Maybe loss was just in cards
Pignanelli, advisers dissect mayoral race and its results
Salt Lake mayoral candidate Frank Pignanelli and wife D'Arcy watch results come in Tuesday evening. The ex-candidate and others attributed defeat to several factors.
Jeffrey D. Allred, Deseret Morning News
Perhaps this race was never in the cards for Frank Pignanelli to win. Or maybe if your opponent plays the "religious" card in multidenominational Salt Lake City, no one can defeat him.
Those were just a few of the conclusions reached in the Monday-morning quarterbacking analysis by Salt Lake mayoral candidate Pignanelli's top advisers a couple of days after the former Democratic legislator lost to Mayor Rocky Anderson, 54-46 percent.

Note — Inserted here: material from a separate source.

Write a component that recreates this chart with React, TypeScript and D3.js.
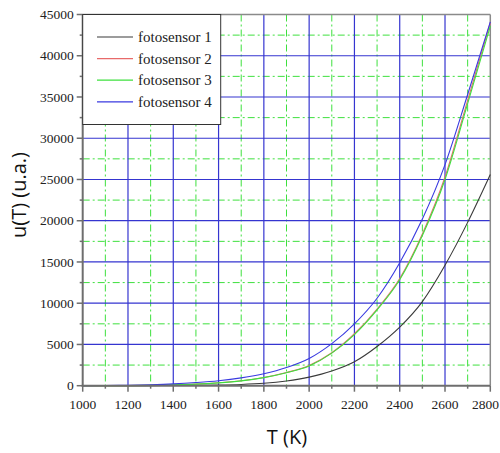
import React from "react";
import * as d3 from "d3";

const temperatures = [1000, 1100, 1200, 1300, 1400, 1500, 1600, 1700, 1800, 1900, 2000, 2100, 2200, 2300, 2400, 2500, 2600, 2700, 2800];
const sensor1 = [0, 2, 5, 12, 25, 45, 80, 150, 290, 570, 1040, 1780, 2900, 4750, 7100, 10200, 14600, 19800, 25600];
const sensor2 = [0, 4, 15, 45, 100, 190, 350, 600, 1000, 1600, 2450, 4000, 6300, 9300, 13000, 18400, 25300, 34600, 44000];
const sensor3 = [0, 4, 14, 42, 95, 185, 340, 580, 980, 1570, 2400, 3950, 6200, 9200, 12850, 18200, 25000, 34200, 43600];
const sensor4 = [0, 20, 60, 120, 220, 380, 600, 950, 1450, 2200, 3300, 5100, 7500, 10600, 14900, 20200, 26800, 35300, 44100];

const seriesNames = ["fotosensor 1", "fotosensor 2", "fotosensor 3", "fotosensor 4"];
const seriesColors = ["#3a3a3a", "#e86a6a", "#3ee03e", "#3a3ae0"];
const seriesValues = [sensor1, sensor2, sensor3, sensor4];

const xTicks = [1000, 1200, 1400, 1600, 1800, 2000, 2200, 2400, 2600, 2800];
const xMinor = [1100, 1300, 1500, 1700, 1900, 2100, 2300, 2500, 2700];
const yTicks = [0, 5000, 10000, 15000, 20000, 25000, 30000, 35000, 40000, 45000];
const yMinor = [2500, 7500, 12500, 17500, 22500, 27500, 32500, 37500, 42500];

export default function App() {
  const W = 500, H = 453;
  const left = 82.7, right = 490.3, top = 14.5, bottom = 385.7;
  const x = d3.scaleLinear().domain([1000, 2800]).range([left, right]);
  const y = d3.scaleLinear().domain([0, 45000]).range([bottom, top]);
  const serifStyle = { fontFamily: "Liberation Serif, DejaVu Serif, serif" };
  const sansStyle = { fontFamily: "Open Sans, Noto Sans, sans-serif" };

  const line = (vals: number[]) =>
    d3.line<number>()
      .x((_, i) => x(temperatures[i]))
      .y((v) => y(v))
      .curve(d3.curveMonotoneX)(vals) || "";

  return (
    <svg width={W} height={H} style={{ position: "absolute", left: 0, top: 0, background: "#fff" }}>
      {xMinor.map((t) => (
        <line key={"xm" + t} x1={x(t)} x2={x(t)} y1={top} y2={bottom}
          stroke="#3ee03e" strokeWidth={1} strokeDasharray="7,3,2,3" />
      ))}
      {yMinor.map((t) => (
        <line key={"ym" + t} x1={left} x2={right} y1={y(t)} y2={y(t)}
          stroke="#3ee03e" strokeWidth={1} strokeDasharray="7,3,2,3" />
      ))}
      {xTicks.slice(1, -1).map((t) => (
        <line key={"xg" + t} x1={x(t)} x2={x(t)} y1={top} y2={bottom}
          stroke="#3535d0" strokeWidth={1.2} />
      ))}
      {yTicks.slice(1, -1).map((t) => (
        <line key={"yg" + t} x1={left} x2={right} y1={y(t)} y2={y(t)}
          stroke="#3535d0" strokeWidth={1.2} />
      ))}
      <line x1={left} x2={right} y1={top} y2={top} stroke="#8a8a8a" strokeWidth={1.5} />
      <line x1={right} x2={right} y1={top} y2={bottom} stroke="#8a8a8a" strokeWidth={1.5} />

      {seriesValues.map((vals, i) => (
        <path key={"s" + i} d={line(vals)} fill="none" stroke={seriesColors[i]} strokeWidth={1.1} />
      ))}

      <line x1={left} x2={left} y1={top} y2={bottom + 1} stroke="#6e6e6e" strokeWidth={2} />
      <line x1={left - 1} x2={right} y1={bottom} y2={bottom} stroke="#6e6e6e" strokeWidth={2} />
      {yTicks.map((t) => (
        <g key={"yt" + t}>
          <line x1={left - 6} x2={left} y1={y(t)} y2={y(t)} stroke="#6e6e6e" strokeWidth={1.5} />
          <text x={left - 9} y={y(t)} dy="0.35em" textAnchor="end" style={serifStyle} fontSize={13.5} fill="#222">{t}</text>
        </g>
      ))}
      {yMinor.map((t) => (
        <line key={"ymt" + t} x1={left - 3} x2={left} y1={y(t)} y2={y(t)} stroke="#6e6e6e" strokeWidth={1.5} />
      ))}
      {xTicks.map((t) => (
        <g key={"xt" + t}>
          <line x1={x(t)} x2={x(t)} y1={bottom} y2={bottom + 6} stroke="#6e6e6e" strokeWidth={1.5} />
          <text x={t === 2800 ? W - 1 : x(t)} y={bottom + 23} textAnchor={t === 2800 ? "end" : "middle"} style={serifStyle} fontSize={13.5} fill="#222">{t}</text>
        </g>
      ))}
      {xMinor.map((t) => (
        <line key={"xmt" + t} x1={x(t)} x2={x(t)} y1={bottom} y2={bottom + 3} stroke="#6e6e6e" strokeWidth={1.5} />
      ))}

      <rect x={left} y={top} width={138} height={110} fill="#fff" stroke="#333" strokeWidth={1} />
      {seriesNames.map((n, i) => {
        const yy = 37 + i * 21.6;
        return (
          <g key={"lg" + i}>
            <line x1={97} x2={133} y1={yy} y2={yy} stroke={seriesColors[i]} strokeWidth={1.2} />
            <text x={138} y={yy} dy="0.33em" style={serifStyle} fontSize={15} fill="#222">{n}</text>
          </g>
        );
      })}

      <text x={287} y={444} textAnchor="middle" style={sansStyle} fontSize={20} fill="#111">T (K)</text>
      <text transform="translate(26,195) rotate(-90)" textAnchor="middle" style={sansStyle} fontSize={20} fill="#111">u(T) (u.a.)</text>
    </svg>
  );
}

Around the table were Pignanelli; his wife, D'Arcy Dixon Pignanelli; his campaign manager, Dallis Nordstrom; and campaign chairman Dave Jones, who himself was knocked out of Salt Lake mayoral primaries in 1991 and 1999 by small margins.
"I hate to bring it up," said Pignanelli, but it looks like there "is a dynamic at work" in major Salt Lake City races: If a well-financed opponent plays to certain groups in a Salt Lake election, an underfinanced challenger may not have a real shot at unseating him.
If the incumbent is a "religious bigot," throws in Nordstrom.
Is that what happened in this race?
"I don't know," said Pignanelli. "That comment at the Hinckley Institute" . . . Anderson said in an exchange in the University of Utah program that some City Council members couldn't have voted to allow the Nordstrom department store to move to The Gateway project from Crossroads Mall, recently purchased by the LDS Church, because they are active Mormons. The comment "was maybe made to solidify his base" of non-Mormon, liberal voters, the Pignanelli observers said.
"We tried very hard to run a race where people wanted to vote for something, vote for me. We didn't want to give reasons for people to vote against (Anderson), although some probably did," said Pignanelli.
Fallout ahead?
The Pignanelli group said that while the 2003 mayor's race between two loyal Democrats likely won't see intra-party scars or rifts running into the 2004 general elections, in which the Democratic Party hopes to win the governorship with Scott Matheson Jr. and hold on to Rep. Jim Matheson's 2nd Congressional District. Anderson could become Public Enemy No. 1 in Republican eyes next year.
"The Democratic Party's own polling shows Anderson is the poster boy for the party, seen as its leader," said Nordstrom. "And I think (Anderson) could really hurt the party" in the 2004 elections, especially if he's involved in high-profile, disruptive issues next year.